Even though Otty Sanchez had been in and out of a mental hospital, she was caring for her three-and-a-half-week-old son and her sister's two children Sunday morning when she "'used a knife...to dismember the child, and ate parts of his body, including his brain, before stabbing herself in the torso and slicing her own throat,' police said Monday." She survived her suicide attempt, and is now in the hospital recovering, charged with capital murder and held on $1 million bond. Police also claimed Sanchez said that the "devil told her to kill her son and that she was hearing voices."
Thankfully, such horrendous incidents are rare, but it sounds a lot like the case of Andrea Yates, the Houston woman who drowned her five children in her bathtub in 2001. I read quite a bit about that case, and it was pretty clear from her history of postpartum psychosis that she should not have had more children after her first psychotic episode, much less have been left alone with her children for any period of time. I would say that Yates' behavior was the very definition of insanity--voices were telling her that Satan was inside of her, and she felt her children would go to hell if she didn't kill them--twisted logic, to be sure, but not anything that a stay in prison would change.
Sanchez' mental condition wasn't specified in the intial reports, although it sounds a lot like schizophrenia and/or postpartum psychosis. Unfortunately, most people are still extremely ignorant about mental illness and somehow imagine that people with sick minds can control their harmful impulses or turn off the voices in their heads. It's kind of like expecting a man with broken legs to stand upright. I don't know what it will take to convince people that this isn't possible without medication and treatment. Although in real life, the hallucinations are auditory, not visual, at least "A Beautiful Mind" tried to portray what it's like to be schizophrenic.
The comments posted below the Stateman's story were of the usual "no trial, just fry her" variety, which prompted me also to comment.
The key portions of this story are "Police said Sanchez told them the devil told her to kill her son and that she was hearing voices" and "Sanchez's aunt, Gloria Sanchez, said her niece had been 'in and out' of a psychiatric ward."
Why is a woman who is seriously mentally ill allowed to care for children? Like in the Yates case, the fault lies with the other adults who let this happen. It's like letting a blind man drive a car. She is obviously "sick," as Hook'em98 says, and needs help, not punishment. Her extreme psychosis and its tragic results are punishment enough. Do you think it's any picnic being schizophrenic and hearing voices telling you to do horrible things and then feeling compelled to do them? I can't imagine a hell worse than that. When will people realize that no one signs up for mental illness?
1 comment:
I don't think that religion is usually pertinent to crime reporting, unless a devil-worshiping cult is involved.

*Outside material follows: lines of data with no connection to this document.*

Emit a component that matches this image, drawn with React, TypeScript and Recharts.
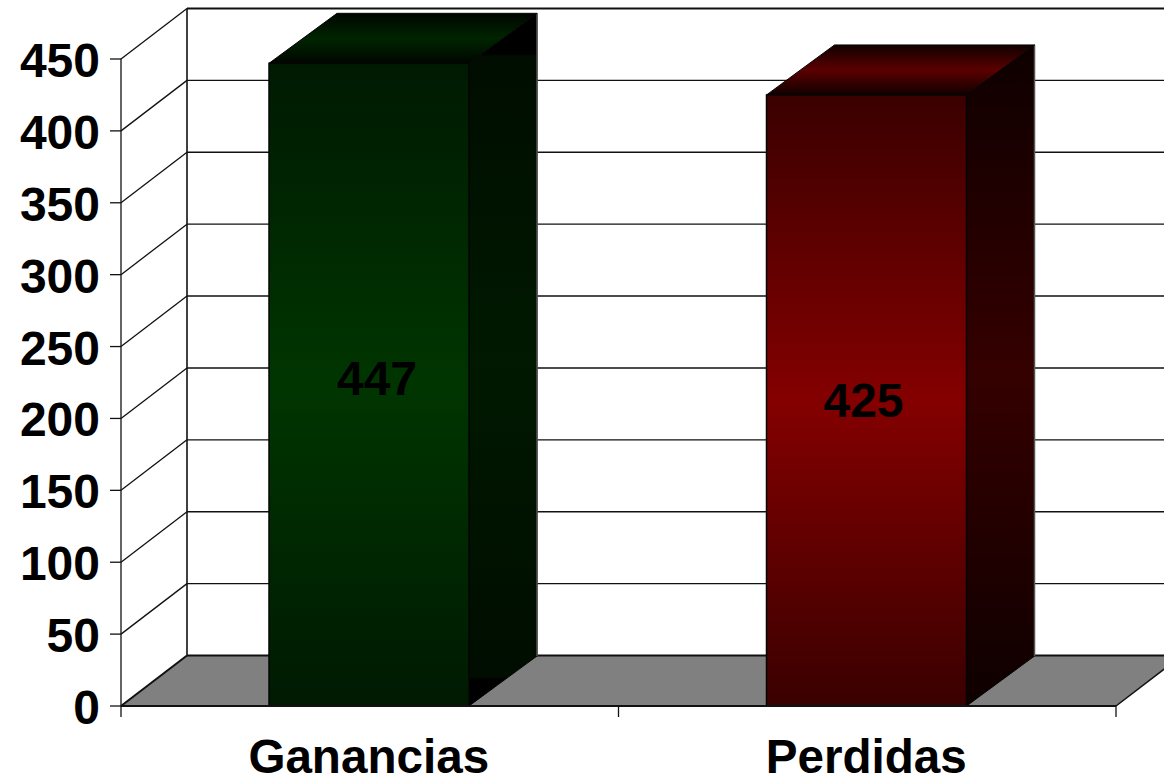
import { BarChart, Bar, XAxis, YAxis, CartesianGrid, LabelList } from 'recharts';

const categories = ['Ganancias', 'Perdidas'];
const values = [447, 425];
const yTicks = [0, 50, 100, 150, 200, 250, 300, 350, 400, 450];
const chartData = categories.map((name, i) => ({ name, value: values[i] }));

const WIDTH = 1164;
const HEIGHT = 782;
const PLOT_LEFT = 121;
const PLOT_RIGHT = 1116;
const PLOT_TOP = 59;
const PLOT_BOTTOM = 706;
const BAND = (PLOT_RIGHT - PLOT_LEFT) / categories.length;

// profundidad del "3D"
const WALL_DX = 66;
const WALL_DY = 50.5;
const BAR_DX = 68;
const BAR_DY = 50;

const FONT = '"Liberation Sans", Arial, sans-serif';
const LINE = '#111';

// paradas de degradado de cada cara: [offset, color]
type Stop = [string, string];
const faces: { id: string; front: Stop[]; top: Stop[]; side: Stop[] }[] = [
  {
    id: 'g',
    front: [['0%', '#001a02'], ['50%', '#003500'], ['100%', '#001a02']],
    top: [['0%', '#000600'], ['50%', '#002400'], ['100%', '#000600']],
    side: [['0%', '#000000'], ['5.8%', '#000000'], ['6.2%', '#000d00'], ['50%', '#001900'], ['95.8%', '#000d00'], ['96.2%', '#000000'], ['100%', '#000000']],
  },
  {
    id: 'r',
    front: [['0%', '#3a0000'], ['50%', '#840000'], ['100%', '#3a0000']],
    top: [['0%', '#100000'], ['50%', '#5c0000'], ['100%', '#100000']],
    side: [['0%', '#0e0000'], ['50%', '#350000'], ['100%', '#0e0000']],
  },
];

function GridLine(props: any) {
  const { x1, x2, y1 } = props;
  const isFloor = Math.abs(y1 - PLOT_BOTTOM) < 1;
  const isTop = Math.abs(y1 - PLOT_TOP) < 1;
  return (
    <g key={props.key}>
      {isFloor && (
        <polygon
          points={`${x1},${y1} ${x1 + WALL_DX},${y1 - WALL_DY} ${x2 + WALL_DX},${y1 - WALL_DY} ${x2},${y1}`}
          fill="#808080"
        />
      )}
      <line x1={x1} y1={y1} x2={x1 + WALL_DX} y2={y1 - WALL_DY} stroke={LINE} strokeWidth={isFloor ? 2 : 1.3} />
      <line x1={x1 + WALL_DX} y1={y1 - WALL_DY} x2={x2 + WALL_DX} y2={y1 - WALL_DY} stroke={LINE} strokeWidth={isFloor || isTop ? 2 : 1.4} />
      {isFloor && <line x1={x2} y1={y1} x2={x2 + WALL_DX} y2={y1 - WALL_DY} stroke={LINE} strokeWidth={1.5} />}
      {isTop && (
        <line x1={x1 + WALL_DX} y1={y1 - WALL_DY} x2={x1 + WALL_DX} y2={PLOT_BOTTOM - WALL_DY} stroke={LINE} strokeWidth={1.6} />
      )}
    </g>
  );
}

function Bar3D(props: any) {
  const { y, width, height, index } = props;
  // el original queda un pixel a la izquierda del centro de la banda
  const x = props.x - 1;
  const id = faces[index].id;
  const right = x + width;
  const bottom = y + height;
  const edge = '#050505';
  return (
    <g>
      <polygon
        points={`${right},${y} ${right + BAR_DX},${y - BAR_DY} ${right + BAR_DX},${bottom - BAR_DY} ${right},${bottom}`}
        fill={`url(#side-${id})`}
        stroke={edge}
        strokeWidth={1}
      />
      <line x1={right + BAR_DX} y1={y - BAR_DY} x2={right + BAR_DX} y2={bottom - BAR_DY} stroke="#555" strokeWidth={1.5} />
      <polygon
        points={`${x},${y} ${x + BAR_DX},${y - BAR_DY} ${right + BAR_DX},${y - BAR_DY} ${right},${y}`}
        fill={`url(#top-${id})`}
        stroke={edge}
        strokeWidth={1}
      />
      <rect x={x} y={y} width={width} height={height} fill={`url(#front-${id})`} stroke={edge} strokeWidth={1.5} />
    </g>
  );
}

function ValueLabel(props: any) {
  const { x, y, width, height, value, index } = props;
  // las etiquetas del original no quedan del todo centradas
  const nudge = [7, -4][index];
  const lift = [-6, 0][index];
  return (
    <text
      x={x + width / 2 + nudge}
      y={y + height / 2 + lift}
      textAnchor="middle"
      dominantBaseline="central"
      fontFamily={FONT}
      fontWeight="bold"
      fontSize={48}
      fill="#000"
    >
      {value}
    </text>
  );
}

function CategoryTick(props: any) {
  const { x, y, payload, index } = props;
  const left = x - BAND / 2;
  return (
    <g>
      <line x1={left} y1={PLOT_BOTTOM} x2={left} y2={PLOT_BOTTOM + 11} stroke={LINE} strokeWidth={1.3} />
      {index === categories.length - 1 && (
        <line x1={x + BAND / 2} y1={PLOT_BOTTOM} x2={x + BAND / 2} y2={PLOT_BOTTOM + 11} stroke={LINE} strokeWidth={1.3} />
      )}
      <text x={x - 1} y={y + 59} textAnchor="middle" fontFamily={FONT} fontWeight="bold" fontSize={47.6} fill="#000">
        {payload.value}
      </text>
    </g>
  );
}

export default function App() {
  return (
    <div style={{ position: 'absolute', left: 0, top: 0, width: WIDTH, height: HEIGHT, background: '#fff' }}>
      <BarChart
        width={WIDTH}
        height={HEIGHT}
        data={chartData}
        margin={{ top: PLOT_TOP, right: WIDTH - PLOT_RIGHT, bottom: 0, left: 0 }}
      >
        <defs>
          {faces.map((f) =>
            (['front', 'top', 'side'] as const).map((face) => (
              <linearGradient key={face + f.id} id={`${face}-${f.id}`} x1="0" y1="0" x2="0" y2="1">
                {f[face].map(([offset, color]) => (
                  <stop key={offset} offset={offset} stopColor={color} />
                ))}
              </linearGradient>
            ))
          )}
        </defs>
        <CartesianGrid vertical={false} horizontal={GridLine as any} />
        <XAxis
          dataKey="name"
          height={HEIGHT - PLOT_BOTTOM}
          tickLine={false}
          axisLine={{ stroke: LINE, strokeWidth: 2 }}
          tick={CategoryTick as any}
          interval={0}
        />
        <YAxis
          domain={[0, 450]}
          ticks={yTicks}
          width={PLOT_LEFT}
          tickSize={11}
          tickMargin={10}
          interval={0}
          axisLine={{ stroke: LINE, strokeWidth: 1.3 }}
          tickLine={{ stroke: LINE, strokeWidth: 1.3 }}
          tick={{ fontFamily: FONT, fontWeight: 'bold', fontSize: 48, fill: '#000', dy: 1 }}
        />
        <Bar dataKey="value" barSize={200} shape={Bar3D as any} isAnimationActive={false}>
          <LabelList dataKey="value" content={ValueLabel as any} />
        </Bar>
      </BarChart>
    </div>
  );
}
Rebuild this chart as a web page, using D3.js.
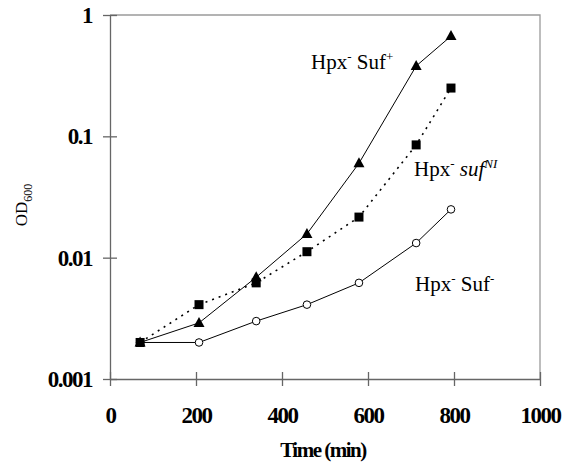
<!DOCTYPE html>
<html>
<head>
<meta charset="utf-8">
<script src="https://cdn.jsdelivr.net/npm/d3@7"></script>
<style>
  body { margin: 0; background: #fff; }
  text { font-family: "Liberation Serif", "Times New Roman", serif; }
</style>
</head>
<body>
<svg id="chart" width="566" height="469"></svg>
<script>
// data
let times = [70, 207, 340, 458, 579, 712, 793];
let sufPlus = [0.002, 0.0029, 0.0069, 0.0157, 0.060, 0.38, 0.67];
let sufNI = [0.002, 0.0041, 0.0062, 0.0112, 0.0216, 0.085, 0.25];
let sufMinus = [0.002, 0.002, 0.0030, 0.0041, 0.0062, 0.0132, 0.025];
let xTicks = [0, 200, 400, 600, 800, 1000];
let yTicks = [0.001, 0.01, 0.1, 1];

function getChartConfig() {
    let margin = { top: 15, right: 26, bottom: 90, left: 110 },
    width = 566 - margin.left - margin.right,
    height = 469 - margin.top - margin.bottom;

    let container = d3.select("#chart")
        .append("g")
        .attr("transform", "translate(" + margin.left + "," + margin.top + ")");

    return { width, height, container, margin }
}

function getScales(config) {
    let { width, height } = config;
    let xScale = d3.scaleLinear().domain([0, 1000]).range([0, width]);
    let yScale = d3.scaleLog().domain([0.001, 1]).range([height, 0]);
    return { xScale, yScale }
}

function styleTicks(axis) {
    axis.attr("font-family", "Liberation Serif");
    axis.selectAll(".tick text")
        .attr("fill", "#000")
        .style("font-size", "23px")
        .style("font-weight", "bold")
        .style("letter-spacing", "-1.5px");
}

function drawAxes(config, scales) {
    let { container, width, height } = config;
    let { xScale, yScale } = scales;

    // frame on top and right
    container.append("path")
        .attr("d", "M0,0H" + width + "V" + height)
        .attr("fill", "none")
        .attr("stroke", "#9a9a9a")
        .attr("stroke-width", 1.3);

    let xAxis = container.append("g")
        .attr("transform", "translate(0," + height + ")")
        .call(d3.axisBottom(xScale).tickValues(xTicks).tickSize(0).tickPadding(28).tickFormat(d3.format("d")));
    xAxis.select(".domain").attr("stroke", "#666").attr("stroke-width", 1.3);
    xAxis.selectAll(".tick").append("line")
        .attr("y1", -7).attr("y2", 7).attr("stroke", "#666").attr("stroke-width", 1.3);
    styleTicks(xAxis);

    let yAxis = container.append("g")
        .call(d3.axisLeft(yScale).tickValues(yTicks).tickSize(0).tickPadding(18).tickFormat(d => String(d)));
    yAxis.select(".domain").attr("stroke", "#666").attr("stroke-width", 1.3);
    yAxis.selectAll(".tick").append("line")
        .attr("x1", -7).attr("x2", 7).attr("stroke", "#666").attr("stroke-width", 1.3);
    styleTicks(yAxis);

    container.append("text")
        .attr("x", width / 2 - 2)
        .attr("y", height + 78)
        .attr("text-anchor", "middle")
        .style("font-size", "21px")
        .style("font-weight", "bold")
        .style("letter-spacing", "-1.5px")
        .text("Time (min)");

    let yLabel = container.append("text")
        .attr("transform", "translate(-83," + (height / 2 + 8) + ") rotate(-90)")
        .attr("text-anchor", "middle")
        .style("font-size", "17px");
    yLabel.append("tspan").text("OD");
    yLabel.append("tspan").attr("dy", 5).style("font-size", "12px").text("600");
}

function drawSeries(config, scales) {
    let { container } = config;
    let { xScale, yScale } = scales;

    let line = d3.line()
        .x(d => xScale(d[0]))
        .y(d => yScale(d[1]));

    let series = [
        { values: sufMinus, dash: null, symbol: "circle" },
        { values: sufNI, dash: "2,5", symbol: "square" },
        { values: sufPlus, dash: null, symbol: "triangle" }
    ];

    series.forEach(s => {
        let pts = times.map((t, i) => [t, s.values[i]]);
        container.append("path")
            .datum(pts)
            .attr("d", line)
            .attr("fill", "none")
            .attr("stroke", "#000")
            .attr("stroke-width", s.dash ? 1.6 : 1)
            .attr("stroke-dasharray", s.dash);

        let g = container.selectAll(null)
            .data(pts)
            .enter()
            .append("g")
            .attr("transform", d => "translate(" + xScale(d[0]) + "," + yScale(d[1]) + ")");

        if (s.symbol === "circle") {
            g.append("circle").attr("r", 3.8)
                .attr("fill", "#fff").attr("stroke", "#000").attr("stroke-width", 1);
        } else if (s.symbol === "square") {
            g.append("rect").attr("x", -4.5).attr("y", -4.5)
                .attr("width", 9).attr("height", 9).attr("fill", "#000");
        } else {
            g.append("path").attr("d", "M0,-6L5.5,4L-5.5,4Z").attr("fill", "#000");
        }
    });
}

function drawLabels(config) {
    let { container, margin } = config;
    let labels = [
        { x: 311, y: 69, parts: [["Hpx", null], ["-", "sup"], [" Suf", null], ["+", "sup"]] },
        { x: 414, y: 176, parts: [["Hpx", null], ["-", "sup"], [" ", null], ["suf", "it"], ["NI", "supit"]] },
        { x: 415, y: 291, parts: [["Hpx", null], ["-", "sup"], [" Suf", null], ["-", "sup"]] }
    ];
    labels.forEach(l => {
        let t = container.append("text")
            .attr("x", l.x - margin.left)
            .attr("y", l.y - margin.top)
            .style("font-size", "21px");
        let raised = false;
        l.parts.forEach(p => {
            let sp = t.append("tspan").text(p[0]);
            let sup = p[1] === "sup" || p[1] === "supit";
            if (sup && !raised) { sp.attr("dy", -8); raised = true; }
            if (!sup && raised) { sp.attr("dy", 8); raised = false; }
            if (sup) sp.style("font-size", "13px");
            if (p[1] === "it" || p[1] === "supit") sp.style("font-style", "italic");
        });
    });
}

let config = getChartConfig();
let scales = getScales(config);
drawAxes(config, scales);
drawSeries(config, scales);
drawLabels(config);
</script>
</body>
</html>
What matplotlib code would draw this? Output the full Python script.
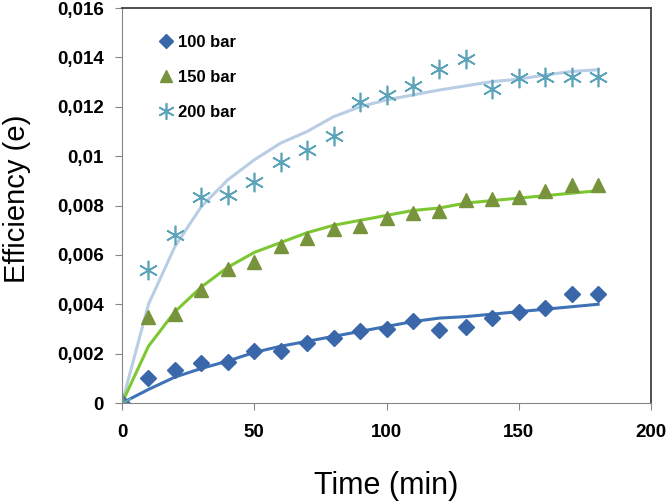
import numpy as np
import matplotlib.pyplot as plt
from matplotlib.ticker import FuncFormatter

plt.rcParams["font.family"] = ["Liberation Sans", "DejaVu Sans"]

# Time points (min)
time = [0, 10, 20, 30, 40, 50, 60, 70, 80, 90, 100, 110, 120, 130, 140, 150, 160, 170, 180]

# Measured efficiency
eff_100 = [0, 0.00101, 0.00132, 0.00162, 0.00168, 0.00209, 0.00212, 0.00243, 0.00263,
           0.0029, 0.0030, 0.00334, 0.00294, 0.00308, 0.00344, 0.00368, 0.00385, 0.00441, 0.00441]
eff_150 = [0, 0.0035, 0.0036, 0.00456, 0.00542, 0.00573, 0.00637, 0.00668, 0.00704,
           0.00718, 0.00749, 0.0077, 0.00776, 0.00823, 0.00827, 0.00836, 0.0086, 0.00884, 0.00884]
eff_200 = [0, 0.00537, 0.00681, 0.00836, 0.00843, 0.00897, 0.00978, 0.01023, 0.0108,
           0.01219, 0.01248, 0.01286, 0.01353, 0.01393, 0.01271, 0.01318, 0.01322, 0.0132, 0.01322]

# Model curves
fit_100 = [0, 0.00055, 0.00105, 0.0014, 0.0017, 0.00205, 0.0023, 0.0025, 0.0027,
           0.0029, 0.0031, 0.0033, 0.00344, 0.0035, 0.0036, 0.0037, 0.0038, 0.0039, 0.004]
fit_150 = [0, 0.0023, 0.0037, 0.0047, 0.0055, 0.0061, 0.0065, 0.0069, 0.0072,
           0.0074, 0.0076, 0.0078, 0.0079, 0.0081, 0.0082, 0.0083, 0.0084, 0.0085, 0.0086]
fit_200 = [0, 0.0040, 0.00634, 0.00796, 0.00904, 0.00985, 0.01053, 0.011, 0.0116,
           0.012, 0.01228, 0.01248, 0.01268, 0.01285, 0.01302, 0.01312, 0.01329, 0.01343, 0.0135]

fig = plt.figure(figsize=(6.66, 5.03), dpi=100)
ax = fig.add_axes([0.1832, 0.1988, 0.7943, 0.7852])

ax.plot(time, fit_200, color="#B9CDE5", lw=2.2)
ax.plot(time, fit_150, color="#7DC832", lw=2.2)
ax.plot(time, fit_100, color="#3F72B5", lw=2.2)

ax.plot(time, eff_100, "D", color="#3A67AA", ms=8.5, label="100 bar", ls="none")
ax.plot(time, eff_150, "^", color="#77933C", ms=10.5, label="150 bar", ls="none")
ax.plot(time, eff_200, marker=(6, 2, 0), color="#5BA3B8", ms=14, mew=1.2,
        label="200 bar", ls="none")

ax.set_xlim(0, 200)
ax.set_ylim(0, 0.016)
ax.set_xticks([0, 50, 100, 150, 200])
ax.set_yticks(np.arange(0, 0.0161, 0.002))


def comma_fmt(v, pos):
    if abs(v) < 1e-12:
        return "0"
    s = f"{v:.3f}".rstrip("0")
    return s.replace(".", ",")


ax.yaxis.set_major_formatter(FuncFormatter(comma_fmt))
ax.tick_params(direction="out", length=5, color="#868686", labelsize=13.5)
ax.tick_params(axis="x", pad=10)
ax.tick_params(axis="y", pad=8)
for lab in ax.get_xticklabels() + ax.get_yticklabels():
    lab.set_fontweight("bold")

for side in ["left", "bottom"]:
    ax.spines[side].set_color("#868686")
for side in ["top", "right"]:
    ax.spines[side].set_color("#404040")
    ax.spines[side].set_linewidth(1.3)

ax.set_xlabel("Time (min)", fontsize=22, labelpad=22)
ax.set_ylabel("Efficiency (e)", fontsize=21, labelpad=19, y=0.518)

leg = ax.legend(loc="upper left", bbox_to_anchor=(0.035, 0.97), frameon=False,
                prop={"weight": "bold", "size": 12}, handletextpad=0.15,
                handlelength=1.2, labelspacing=1.2, markerscale=0.85)

fig.savefig("out.png", dpi=100)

I don't know the overall statistics, but it's interesting that so many Jehovah's Witnesses seem to be involved in abusive situations. I don't know if the JW belief system causes adherents to go crazy, or if crazy people are attracted to the religion. But I think that any faith that requires a sort of fanatical discipline will exacerbate those tendencies, which can lead to abuse.
I did know a gay man whose parents were JWs; his mother didn't speak to him, and he had never met his brother's children. Sad, and not very Christian, I didn't think.